The Story That Okra Tell Us

By: John DeMers

In three-going-on-four decades of writing about, talking about, cooking and serving food, there’s only one ingredient that’s been regularly denigrated by people in my presence as being “slimy.” And the fact that it’s an essential ingredient for my hometown of New Orleans, my home state of Louisiana and my home region of the South doesn’t seem to stop anybody.

Yes, of course. I do mean okra.

The root of the problem some people have with these otherwise attractive green pods is, you might say, part of their charm. They provide, after all, a powerful thickening agent that makes them perfect for soups and stews, beginning and ending with Louisiana’s iconic gumbo. Even the name helps tell the story, since versions of the word “gumbo” mean okra in more than one West African tribal language.

Still, when you show someone the bright, shimmering clear strands that twirl outward like spider webs from okra as it cooks, often as not the person will tell you “No thanks.” This simply isn’t something our foods typically do. Okra is no typical food.

Historians tell us that okra originated – if such a thing can be established with certainty about anything – in the part of Africa that today includes Ethiopia, Eritrea and the eastern, higher part of the Sudan. The vegetable found an early following among the Egyptians living in the fertile valley of the Nile. It’s the Bantu tribe that gets credit for spreading okra seeds throughout western and central Africa when they migrated out of Egypt around 2000 BC.

Some exporting beyond the oceans occurred among those who came to Africa seeking monetary or spiritual enrichment, or some combination of both, a group that included missionaries, explorers, fame-seekers and profiteering colonizers. Before long, moving among various countries’ overseas colonies, okra had become a staple in two places with a lot of mouths to feed: India and China. Still, the vegetable’s greatest fame would come via slaves taken from West Africa to the New World by way of the Caribbean islands.

There are countless sad stories about slavery and okra, many by now reduced to visual images. There were slaves dragged from their villages, grabbing up okra seeds in hopes of planting them wherever they ended up. There were slaves who made the horrific voyage with okra seeds hidden in their ears, ready to grow around the huts that cropped up in the slave quarters of Caribbean great houses and Deep South plantations. No place, apparently, proved better for growing okra than French Louisiana, where slaves not only picked cotton and cut sugarcane but did the hard work of harvesting rice.

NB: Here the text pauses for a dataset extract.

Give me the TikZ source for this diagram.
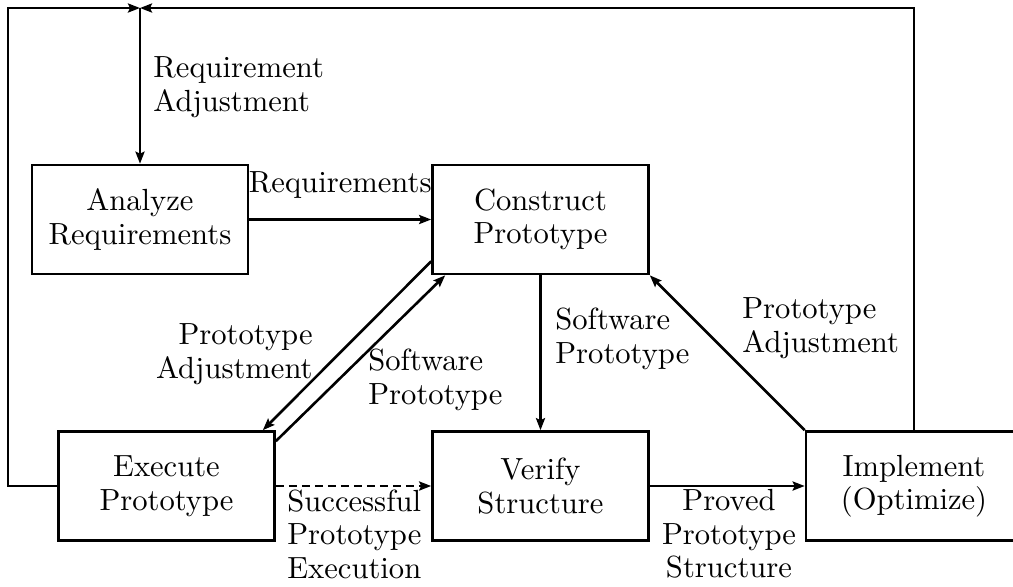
\documentclass[tikz,border=0pt]{standalone}
\usepackage{fontspec}
\setmainfont{lmroman10-regular.otf}
\usepackage{tikz}
\usetikzlibrary{arrows.meta,calc}

\begin{document}
\begin{tikzpicture}[x=0.5pt, y=-0.5pt,
    every node/.style={font=\fontsize{15.3}{16.75}\selectfont},
    stage/.style={draw, line width=1.3pt, minimum width=108pt, minimum height=54.5pt, align=center, inner sep=0pt},
    lbl/.style={inner sep=0pt},
    flow/.style={line width=1.3pt, -{Stealth[length=6pt,width=4.5pt,inset=1pt]}}]
    \useasboundingbox (0,0) rectangle (1013,586);
    \clip (0,0) rectangle (1013,586);

    % the five stages
    \node[stage] (analyze) at (140,219.5) {Analyze\\Requirements};
    \node[stage] (construct) at (540.5,219.5) {Construct\\Prototype};
    \node[stage] (execute) at (166.5,486) {Execute\\Prototype};
    \node[stage] (verify) at (540.5,486) {Verify\\Structure};
    \node[stage] (implement) at (914,486) {Implement\\(Optimize)};

    % feedback loop along the top
    \coordinate (junction) at (140,8);
    \coordinate (corner) at (8,8);
    \draw[flow] (execute.west) -| (corner) -- (junction);
    \draw[flow] (implement.north) |- (junction);
    \draw[flow] (junction) -- (analyze.north);
    \node[lbl, anchor=west, align=left] (reqadj) at (153,87) {Requirement\\Adjustment};

    % main flow
    \draw[flow] (analyze) -- node[lbl, above=10pt] (req) {Requirements} (construct);
    \draw[flow] (construct) -- (verify);
    \draw[flow, dash pattern=on 4pt off 2.5pt] (execute) -- (verify);
    \draw[flow] (verify) -- (implement);
    \draw[flow] (implement.north west) -- (construct.south east);

    % the pair of diagonals between construct and execute
    \draw[flow] ($(construct.south west)+(0,-14)$) -- ($(execute.north east)+(-13,0)$);
    \draw[flow] ($(execute.north east)+(0,11)$) -- ($(construct.south west)+(14,0)$);

    % labels
    \node[lbl, anchor=east, align=right] (protadjl) at (313,354) {Prototype\\Adjustment};
    \node[lbl, anchor=west, align=left] (swprotol) at (368,380) {Software\\Prototype};
    \node[lbl, anchor=west, align=left] (swprotoc) at (555,339) {Software\\Prototype};
    \node[lbl, anchor=west, align=left] (protadjr) at (742,328) {Prototype\\Adjustment};
    \node[lbl, anchor=west, align=left] (success) at (287,534) {Successful\\Prototype\\Execution};
    \node[lbl, align=center] (proved) at (729,534) {Proved\\Prototype\\Structure};
\end{tikzpicture}
\end{document}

Okra and rice, in Louisiana, would never be far apart.

In Virginia, where Thomas Jefferson described himself as a “very old man but a very young gardener,” the nation’s third president was especially proud of the okra he grew around Monticello. Though he had traveled through France and Italy in his younger years, he’d no more been to Africa than to any part of the Louisiana he purchased. He no doubt first learned about okra from his slaves. 

There is one bright story that comes down to us, that of slaves in the New World from many different African tribes who spoke many different tribal languages. Long before soul food restaurants in New York’s Harlem and Chicago’s South Side would unite black and white, at least long enough to enjoy downhome flavors, okra helped slaves feel at home among dark-skinned men, women and children they never would have even met in their former lives.

Okra is precisely that to us today. For all who live in the South, or who remember their families living in the South, it has a unique way of binding people together.


Though okra lends its African name to gumbo in Louisiana, there are many okra recipes all across the Deep South. From fried to stewed, okra is a favorite in most Southern households. Seldom, however, is a recipe truer than this one to the vegetable’s origins in Africa and its treacherous crossing to this country as part of slavery’s complex legacy.   

1 1/4 pounds large uncooked shrimp, peeled, deveined
3 teaspoons Creole/Cajun seasoning, divided
6 slices smoked bacon, chopped
3 tablespoons all-purpose flour
2 cups frozen cut okra (from 16-ounce package), thawed
1 cup Fischer & Wieser’s Salsa a la Charra
1 cup halved cherry tomatoes
1 8-ounce bottle clam juice
1/4 teaspoon ground allspice
2 tablespoons chopped parsley
2 green onions, chopped
2 cups cooked white rice

Toss shrimp and 1 1/2 teaspoons of seasoning in medium bowl to coat. Cook bacon in large nonstick skillet over medium-high heat until crisp and brown. Using slotted spoon, transfer bacon to paper towel to drain. Add flour to drippings in skillet. Stir constantly until roux is very dark brown, about 5 minutes. Add okra, salsa and cherry tomatoes. Stir in remaining 1 1/2 teaspoons seasoning. Cook 1 minute. Add clam juice and allspice. Boil until sauce is thick, stirring often, about 3 minutes. Add shrimp. Cook shrimp until just opaque in center, about 5 minutes. Season to taste with salt and pepper. Mix in chopped green onions, parsley and cooked bacon. Serve over rice. Serves 4.